Hebel, former director of the photo agency Magnum, invited Nan Goldin as the special guest in the ruptures section. The 55 year-old US photographer is probably most famous for her photos of the wrung-out side of partying lifestyle as she depicted social life in 1980s.

Nan and Brian in the bed, New York City, 1983. (Photo: Nan Goldin)

Nan and Brian in the bed, New York City, 1983.
(Photo: Nan Goldin)

Goldin's The Ballad of Sexual Dependency was shown again at Arles as it was in 1987 the first time round-- as 45 minutes of photos turned into film. The drugs, alchohol and love scenes are perhaps less arresting by their content today than they were in this piece that broke ground, but the photographic work remains just as sharp.

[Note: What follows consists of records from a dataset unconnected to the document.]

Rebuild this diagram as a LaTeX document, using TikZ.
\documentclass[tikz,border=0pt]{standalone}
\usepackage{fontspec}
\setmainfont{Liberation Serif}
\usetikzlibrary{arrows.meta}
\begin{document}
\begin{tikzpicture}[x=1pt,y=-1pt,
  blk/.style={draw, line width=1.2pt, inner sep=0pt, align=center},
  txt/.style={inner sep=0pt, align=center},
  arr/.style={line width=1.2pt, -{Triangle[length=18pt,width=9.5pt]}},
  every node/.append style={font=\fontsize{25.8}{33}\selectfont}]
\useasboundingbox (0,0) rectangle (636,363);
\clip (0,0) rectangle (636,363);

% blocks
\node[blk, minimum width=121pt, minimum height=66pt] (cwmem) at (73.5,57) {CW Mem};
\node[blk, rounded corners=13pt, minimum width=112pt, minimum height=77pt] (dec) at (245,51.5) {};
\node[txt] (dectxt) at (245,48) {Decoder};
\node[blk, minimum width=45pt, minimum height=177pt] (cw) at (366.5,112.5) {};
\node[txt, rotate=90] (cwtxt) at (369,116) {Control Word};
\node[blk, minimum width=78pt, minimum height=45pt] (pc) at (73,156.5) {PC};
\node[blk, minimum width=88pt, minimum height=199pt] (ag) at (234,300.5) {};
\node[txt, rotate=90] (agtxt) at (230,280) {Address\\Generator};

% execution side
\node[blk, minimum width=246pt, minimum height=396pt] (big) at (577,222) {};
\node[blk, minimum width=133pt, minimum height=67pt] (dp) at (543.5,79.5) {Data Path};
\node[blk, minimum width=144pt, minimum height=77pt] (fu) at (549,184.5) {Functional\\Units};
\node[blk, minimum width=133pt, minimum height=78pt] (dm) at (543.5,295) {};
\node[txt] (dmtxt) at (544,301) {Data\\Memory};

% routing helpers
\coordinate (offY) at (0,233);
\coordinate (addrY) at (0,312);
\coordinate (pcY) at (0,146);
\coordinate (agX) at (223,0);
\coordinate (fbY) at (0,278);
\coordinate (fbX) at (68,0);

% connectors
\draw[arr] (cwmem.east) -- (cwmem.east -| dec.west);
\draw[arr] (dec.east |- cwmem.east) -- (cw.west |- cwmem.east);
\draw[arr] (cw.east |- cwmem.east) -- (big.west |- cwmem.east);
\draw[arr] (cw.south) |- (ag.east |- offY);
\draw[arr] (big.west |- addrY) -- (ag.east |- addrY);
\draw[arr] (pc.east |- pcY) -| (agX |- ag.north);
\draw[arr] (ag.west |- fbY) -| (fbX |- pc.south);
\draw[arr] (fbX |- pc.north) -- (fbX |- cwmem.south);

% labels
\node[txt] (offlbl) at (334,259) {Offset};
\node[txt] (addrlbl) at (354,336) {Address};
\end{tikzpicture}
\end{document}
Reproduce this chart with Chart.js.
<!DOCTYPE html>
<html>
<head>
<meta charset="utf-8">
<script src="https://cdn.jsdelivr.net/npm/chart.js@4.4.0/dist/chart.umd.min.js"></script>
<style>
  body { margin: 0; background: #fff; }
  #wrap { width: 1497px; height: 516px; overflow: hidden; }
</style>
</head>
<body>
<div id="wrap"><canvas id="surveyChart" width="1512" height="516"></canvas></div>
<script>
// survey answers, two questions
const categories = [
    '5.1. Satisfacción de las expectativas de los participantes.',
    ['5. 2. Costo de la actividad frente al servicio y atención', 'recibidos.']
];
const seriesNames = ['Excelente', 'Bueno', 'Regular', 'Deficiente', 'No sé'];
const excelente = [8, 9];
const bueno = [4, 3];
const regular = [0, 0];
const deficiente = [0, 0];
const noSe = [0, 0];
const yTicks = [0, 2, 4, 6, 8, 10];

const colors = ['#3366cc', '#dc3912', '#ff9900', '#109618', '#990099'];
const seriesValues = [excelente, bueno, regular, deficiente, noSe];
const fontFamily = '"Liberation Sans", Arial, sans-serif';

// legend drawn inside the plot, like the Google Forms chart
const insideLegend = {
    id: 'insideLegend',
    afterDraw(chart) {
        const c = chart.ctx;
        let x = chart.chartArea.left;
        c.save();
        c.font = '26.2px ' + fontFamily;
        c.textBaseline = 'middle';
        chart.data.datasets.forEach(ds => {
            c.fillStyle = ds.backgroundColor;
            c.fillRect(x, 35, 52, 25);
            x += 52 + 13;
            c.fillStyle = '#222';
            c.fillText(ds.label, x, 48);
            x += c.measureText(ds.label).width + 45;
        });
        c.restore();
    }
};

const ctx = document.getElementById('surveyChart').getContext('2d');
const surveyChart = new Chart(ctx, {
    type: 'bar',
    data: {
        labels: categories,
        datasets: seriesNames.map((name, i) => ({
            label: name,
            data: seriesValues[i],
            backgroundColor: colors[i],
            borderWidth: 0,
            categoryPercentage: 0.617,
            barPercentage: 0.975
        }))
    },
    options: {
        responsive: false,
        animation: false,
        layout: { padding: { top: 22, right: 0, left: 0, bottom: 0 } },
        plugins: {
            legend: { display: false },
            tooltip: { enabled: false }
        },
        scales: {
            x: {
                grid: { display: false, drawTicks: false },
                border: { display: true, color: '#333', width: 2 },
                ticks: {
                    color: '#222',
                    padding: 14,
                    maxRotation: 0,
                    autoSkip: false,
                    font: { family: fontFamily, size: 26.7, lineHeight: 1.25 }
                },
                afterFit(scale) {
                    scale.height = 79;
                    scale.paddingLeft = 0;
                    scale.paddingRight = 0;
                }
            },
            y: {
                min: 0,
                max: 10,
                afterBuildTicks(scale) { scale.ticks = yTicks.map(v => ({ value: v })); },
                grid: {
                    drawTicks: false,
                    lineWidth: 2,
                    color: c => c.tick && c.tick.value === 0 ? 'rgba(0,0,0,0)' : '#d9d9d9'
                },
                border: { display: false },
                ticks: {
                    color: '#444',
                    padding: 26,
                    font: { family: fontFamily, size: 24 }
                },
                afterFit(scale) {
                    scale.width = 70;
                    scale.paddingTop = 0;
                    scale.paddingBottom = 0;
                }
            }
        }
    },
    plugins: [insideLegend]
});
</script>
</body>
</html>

She's invited 12 of her friends to join in this special anniversary year, David Armstrong, Marina Berio, Jean-Christian Bourcart, Antoine D'Agata, JH Engström, Jim Goldberg, Christine Fenzl, Leigh Ledare, Boris Mikhailov, Anders Petersen, Jack Pierson, Lisa Ross and Annelies Strba.

If you're lucky you may also run into one of France's icons of photography who has shown another angle of so many ordinary street scenes. That's Willy Ronis. Eighty of his photographs, some well-known, others less so are currently on exhibit here.

Place Vendome, 1947(Photo: Willy Ronis/Rapho)

Place Vendome, 1947
(Photo: Willy Ronis/Rapho)

His work is a testament to a man who says he never went out without a camera, and who stuck to the streets of Paris, where people lived and worked and loved. Ronis received his first camera when he was 16 years old. He only put it down at the age of 91.

Willy Ronis, joined Rapho agency in 1950, worked for a host of magazines and in 2001, when he decided to stop clicking the shutter, he donated his works to the French state.

Dozens of photographers take part in the Rencontres d'Arles each year, whether in the competition, which notably assists relatively unknown artists, or in retrospective, like Goldin and Ronis. Each have their camera-eye view, traveling from places as far apart as China and Ireland, the US and Slovakia, Palestine and France, and Japan and Italy.

If you want to take a closer or different look at the world and people around you, the Rencontres d'Arles is as good as one-stop-shopping.